- Occupation(s): Film director, producer, screenwriter

= Robert Mandell (film producer) =

American film producer

Robert Mandell is an American animated series and film writer, director and producer. Mandell headed New Frontier Productions/New Frontier Entertainment and Red Sky Entertainment. He is now the head of the company Voyager.

Robert Mandell is best known as the creator, producer and co-writer of the 1986–1987 animated series The Adventures of the Galaxy Rangers (the "Collection1" edition of Galaxy Rangers features a 14-minute video interview with Mandell about his career as well as an audio commentary track). Later he created the 1995–1996 animated series Princess Gwenevere and the Jewel Riders and wrote or co-wrote and directed its episodes. He was also a writer and executive producer for the American version of Thunderbirds 2086 (in association with Barry Gray) and an executive producer for The King and I and the Ace Ventura, Pet Detective animated TV series, among other credits.

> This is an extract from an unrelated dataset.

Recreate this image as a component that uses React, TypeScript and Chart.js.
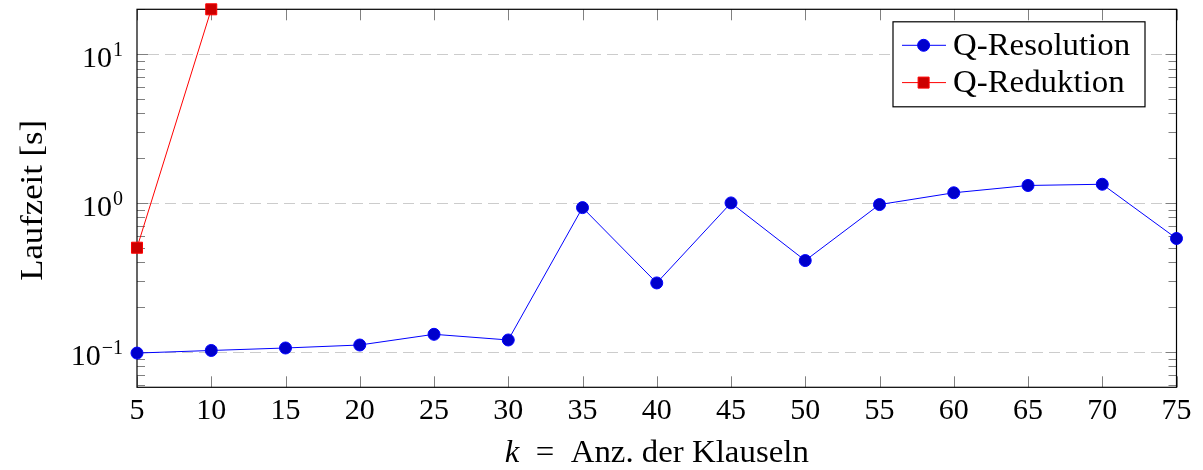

As of 2011, Mandell has been the Chief Creative Officer and CEO of the company Red Sky Entertainment (a subsidiary of Blue Wave Entertainment), whose properties include Galaxy Rangers, Heavy Metal Pulp (a series of illustrated novels published by Tor in cooperation with Heavy Metal magazine) and the Avalon: Web of Magic novel series. Projects included producing a TV series based on Larry Niven's novel Ringworld, as well as a two-volume manga adaptation based on Ringworld, a film adaptation of the Avalon book series, and a re-imagined live action TV series based on the Galaxy Rangers.